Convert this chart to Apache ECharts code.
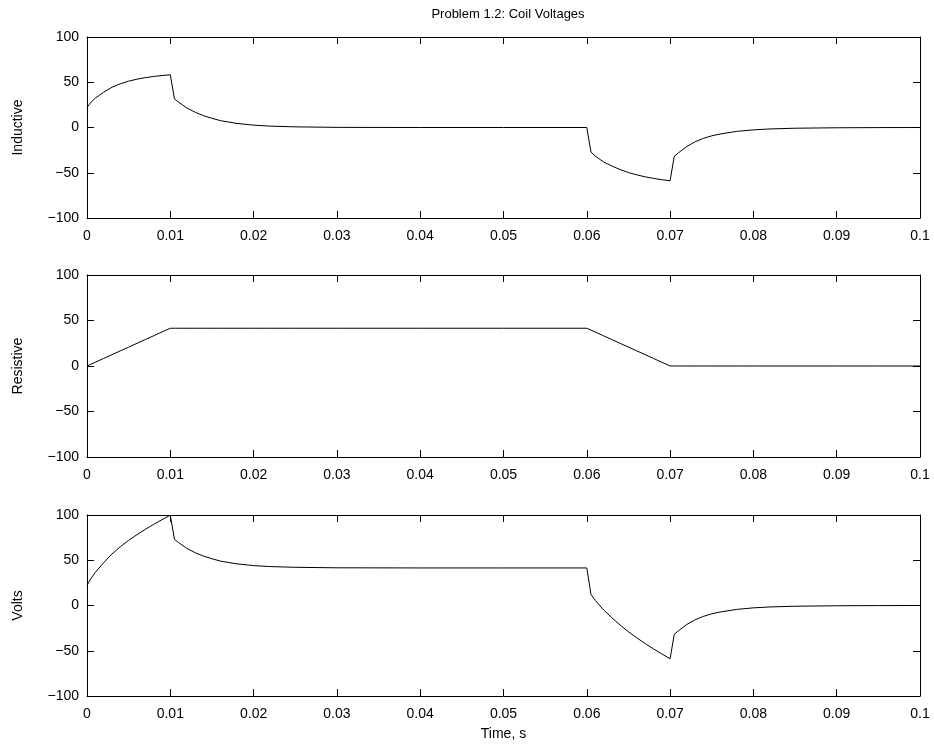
<!DOCTYPE html>
<html>
<head>
<meta charset="utf-8">
<script src="https://cdn.jsdelivr.net/npm/echarts@6/dist/echarts.min.js"></script>
<style>
html,body{margin:0;padding:0;background:#fff;}
#chart{width:934px;height:748px;}
</style>
</head>
<body>
<div id="chart"></div>
<script>
// ---- data ----
const time = [
  0, 0.0005, 0.001, 0.002, 0.003, 0.004, 0.005, 0.006, 0.007, 0.008, 0.009, 0.01,
  0.0105, 0.011, 0.012, 0.013, 0.014, 0.015, 0.016, 0.018, 0.02, 0.022, 0.025, 0.03, 0.04, 0.05, 0.06,
  0.0605, 0.061, 0.062, 0.063, 0.064, 0.065, 0.066, 0.067, 0.068, 0.069, 0.07,
  0.0705, 0.071, 0.072, 0.073, 0.074, 0.075, 0.076, 0.078, 0.08, 0.082, 0.085, 0.09, 0.095, 0.1
];
const inductive = [
  22.3, 28, 32.5, 39, 44.5, 48.3, 51.2, 53.4, 55.1, 56.4, 57.4, 58.3,
  31.5, 28, 21.5, 16.8, 13, 10.2, 7.6, 4.5, 2.6, 1.5, 0.7, 0.15, 0, 0, 0,
  -27.2, -31.5, -38, -42.5, -46.5, -49.8, -52.3, -54.5, -56.2, -57.7, -58.8,
  -31.8, -28, -21, -15.8, -12, -9.2, -7.2, -4.3, -2.6, -1.6, -0.8, -0.3, -0.1, 0
];
const resistive = [
  0, 2.1, 4.2, 8.3, 12.5, 16.6, 20.8, 24.9, 29.1, 33.2, 37.4, 41.5,
  41.5, 41.5, 41.5, 41.5, 41.5, 41.5, 41.5, 41.5, 41.5, 41.5, 41.5, 41.5, 41.5, 41.5, 41.5,
  39.4, 37.4, 33.2, 29.1, 24.9, 20.8, 16.6, 12.5, 8.3, 4.2, 0,
  0, 0, 0, 0, 0, 0, 0, 0, 0, 0, 0, 0, 0, 0
];
const volts = [
  22.3, 30.1, 36.7, 47.3, 57, 64.9, 72, 78.3, 84.2, 89.6, 94.8, 99.8,
  73, 69.5, 63, 58.3, 54.5, 51.7, 49.1, 46, 44.1, 43, 42.2, 41.65, 41.5, 41.5, 41.5,
  12.2, 5.9, -4.8, -13.4, -21.6, -29, -35.7, -42, -47.9, -53.5, -58.8,
  -31.8, -28, -21, -15.8, -12, -9.2, -7.2, -4.3, -2.6, -1.6, -0.8, -0.3, -0.1, 0
];
const xTickLabels = ['0','0.01','0.02','0.03','0.04','0.05','0.06','0.07','0.08','0.09','0.1'];
const yTickLabels = {'-100':'\u2212100','-50':'\u221250','0':'0','50':'50','100':'100'};
const panelNames = ['Inductive','Resistive','Volts'];
const titleText = 'Problem 1.2: Coil Voltages';
const xName = 'Time, s';

// ---- chart ----
const FONT = 'Liberation Sans, Arial, Helvetica, sans-serif';
const chart = echarts.init(document.getElementById('chart'), null, {renderer:'canvas'});
const grids = [
  {left:87, right:14, top:37, height:181},
  {left:87, right:14, top:275, height:182},
  {left:87, right:14, top:515, height:181}
];
const seriesData = [inductive, resistive, volts];
const xAxes = [], yAxes = [], series = [];
const lineStyle = {color:'#000', width:1};
grids.forEach((g, i) => {
  xAxes.push({
    type:'value', gridIndex:i, min:0, max:0.1, interval:0.01, position:'bottom',
    axisLine:{show:true, onZero:false, lineStyle},
    axisTick:{show:true, inside:true, length:7, lineStyle},
    splitLine:{show:false},
    axisLabel:{show:true, margin:11, color:'#000', fontFamily:FONT, fontSize:14,
      formatter:v => xTickLabels[Math.round(v/0.01)]},
    name: i === 2 ? xName : '', nameLocation:'middle', nameGap:31,
    nameTextStyle:{color:'#000', fontFamily:FONT, fontSize:14}
  });
  xAxes.push({
    type:'value', gridIndex:i, min:0, max:0.1, interval:0.01, position:'top',
    axisLine:{show:true, onZero:false, lineStyle},
    axisTick:{show:true, inside:true, length:7, lineStyle},
    splitLine:{show:false}, axisLabel:{show:false}
  });
  yAxes.push({
    type:'value', gridIndex:i, min:-100, max:100, interval:50, position:'left',
    axisLine:{show:true, onZero:false, lineStyle},
    axisTick:{show:true, inside:true, length:7, lineStyle},
    splitLine:{show:false},
    axisLabel:{show:true, margin:8, color:'#000', fontFamily:FONT, fontSize:14,
      formatter:v => yTickLabels[String(v)]},
    name: panelNames[i], nameLocation:'middle', nameGap:62, nameRotate:90,
    nameTextStyle:{color:'#000', fontFamily:FONT, fontSize:14}
  });
  yAxes.push({
    type:'value', gridIndex:i, min:-100, max:100, interval:50, position:'right',
    axisLine:{show:true, onZero:false, lineStyle},
    axisTick:{show:true, inside:true, length:7, lineStyle},
    splitLine:{show:false}, axisLabel:{show:false}
  });
  series.push({
    type:'line', xAxisIndex:i*2, yAxisIndex:i*2, showSymbol:false, symbol:'none',
    animation:false, lineStyle:{color:'#000', width:1},
    data: time.map((t, k) => [t, seriesData[i][k]])
  });
});
chart.setOption({
  backgroundColor:'#fff',
  animation:false,
  title:{text:titleText, left:503, top:3, textAlign:'center',
    textStyle:{color:'#000', fontFamily:FONT, fontSize:13, fontWeight:'normal'}},
  grid:grids, xAxis:xAxes, yAxis:yAxes, series
});
</script>
</body>
</html>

- _TASK DESCRIPTION_:
Reproduce each line exactly as it appears, omitting the pictures.

- _OUTPUT FOR THIS TASK_:
Convert this chart to Apache ECharts code.
<!DOCTYPE html>
<html>
<head>
<meta charset="utf-8">
<script src="https://cdn.jsdelivr.net/npm/echarts@6/dist/echarts.min.js"></script>
<style>
html,body{margin:0;padding:0;background:#fff;}
#chart{width:934px;height:748px;}
</style>
</head>
<body>
<div id="chart"></div>
<script>
// ---- data ----
const time = [
  0, 0.0005, 0.001, 0.002, 0.003, 0.004, 0.005, 0.006, 0.007, 0.008, 0.009, 0.01,
  0.0105, 0.011, 0.012, 0.013, 0.014, 0.015, 0.016, 0.018, 0.02, 0.022, 0.025, 0.03, 0.04, 0.05, 0.06,
  0.0605, 0.061, 0.062, 0.063, 0.064, 0.065, 0.066, 0.067, 0.068, 0.069, 0.07,
  0.0705, 0.071, 0.072, 0.073, 0.074, 0.075, 0.076, 0.078, 0.08, 0.082, 0.085, 0.09, 0.095, 0.1
];
const inductive = [
  22.3, 28, 32.5, 39, 44.5, 48.3, 51.2, 53.4, 55.1, 56.4, 57.4, 58.3,
  31.5, 28, 21.5, 16.8, 13, 10.2, 7.6, 4.5, 2.6, 1.5, 0.7, 0.15, 0, 0, 0,
  -27.2, -31.5, -38, -42.5, -46.5, -49.8, -52.3, -54.5, -56.2, -57.7, -58.8,
  -31.8, -28, -21, -15.8, -12, -9.2, -7.2, -4.3, -2.6, -1.6, -0.8, -0.3, -0.1, 0
];
const resistive = [
  0, 2.1, 4.2, 8.3, 12.5, 16.6, 20.8, 24.9, 29.1, 33.2, 37.4, 41.5,
  41.5, 41.5, 41.5, 41.5, 41.5, 41.5, 41.5, 41.5, 41.5, 41.5, 41.5, 41.5, 41.5, 41.5, 41.5,
  39.4, 37.4, 33.2, 29.1, 24.9, 20.8, 16.6, 12.5, 8.3, 4.2, 0,
  0, 0, 0, 0, 0, 0, 0, 0, 0, 0, 0, 0, 0, 0
];
const volts = [
  22.3, 30.1, 36.7, 47.3, 57, 64.9, 72, 78.3, 84.2, 89.6, 94.8, 99.8,
  73, 69.5, 63, 58.3, 54.5, 51.7, 49.1, 46, 44.1, 43, 42.2, 41.65, 41.5, 41.5, 41.5,
  12.2, 5.9, -4.8, -13.4, -21.6, -29, -35.7, -42, -47.9, -53.5, -58.8,
  -31.8, -28, -21, -15.8, -12, -9.2, -7.2, -4.3, -2.6, -1.6, -0.8, -0.3, -0.1, 0
];
const xTickLabels = ['0','0.01','0.02','0.03','0.04','0.05','0.06','0.07','0.08','0.09','0.1'];
const yTickLabels = {'-100':'\u2212100','-50':'\u221250','0':'0','50':'50','100':'100'};
const panelNames = ['Inductive','Resistive','Volts'];
const titleText = 'Problem 1.2: Coil Voltages';
const xName = 'Time, s';

// ---- chart ----
const FONT = 'Liberation Sans, Arial, Helvetica, sans-serif';
const chart = echarts.init(document.getElementById('chart'), null, {renderer:'canvas'});
const grids = [
  {left:87, right:14, top:37, height:181},
  {left:87, right:14, top:275, height:182},
  {left:87, right:14, top:515, height:181}
];
const seriesData = [inductive, resistive, volts];
const xAxes = [], yAxes = [], series = [];
const lineStyle = {color:'#000', width:1};
grids.forEach((g, i) => {
  xAxes.push({
    type:'value', gridIndex:i, min:0, max:0.1, interval:0.01, position:'bottom',
    axisLine:{show:true, onZero:false, lineStyle},
    axisTick:{show:true, inside:true, length:7, lineStyle},
    splitLine:{show:false},
    axisLabel:{show:true, margin:11, color:'#000', fontFamily:FONT, fontSize:14,
      formatter:v => xTickLabels[Math.round(v/0.01)]},
    name: i === 2 ? xName : '', nameLocation:'middle', nameGap:31,
    nameTextStyle:{color:'#000', fontFamily:FONT, fontSize:14}
  });
  xAxes.push({
    type:'value', gridIndex:i, min:0, max:0.1, interval:0.01, position:'top',
    axisLine:{show:true, onZero:false, lineStyle},
    axisTick:{show:true, inside:true, length:7, lineStyle},
    splitLine:{show:false}, axisLabel:{show:false}
  });
  yAxes.push({
    type:'value', gridIndex:i, min:-100, max:100, interval:50, position:'left',
    axisLine:{show:true, onZero:false, lineStyle},
    axisTick:{show:true, inside:true, length:7, lineStyle},
    splitLine:{show:false},
    axisLabel:{show:true, margin:8, color:'#000', fontFamily:FONT, fontSize:14,
      formatter:v => yTickLabels[String(v)]},
    name: panelNames[i], nameLocation:'middle', nameGap:62, nameRotate:90,
    nameTextStyle:{color:'#000', fontFamily:FONT, fontSize:14}
  });
  yAxes.push({
    type:'value', gridIndex:i, min:-100, max:100, interval:50, position:'right',
    axisLine:{show:true, onZero:false, lineStyle},
    axisTick:{show:true, inside:true, length:7, lineStyle},
    splitLine:{show:false}, axisLabel:{show:false}
  });
  series.push({
    type:'line', xAxisIndex:i*2, yAxisIndex:i*2, showSymbol:false, symbol:'none',
    animation:false, lineStyle:{color:'#000', width:1},
    data: time.map((t, k) => [t, seriesData[i][k]])
  });
});
chart.setOption({
  backgroundColor:'#fff',
  animation:false,
  title:{text:titleText, left:503, top:3, textAlign:'center',
    textStyle:{color:'#000', fontFamily:FONT, fontSize:13, fontWeight:'normal'}},
  grid:grids, xAxis:xAxes, yAxis:yAxes, series
});
</script>
</body>
</html>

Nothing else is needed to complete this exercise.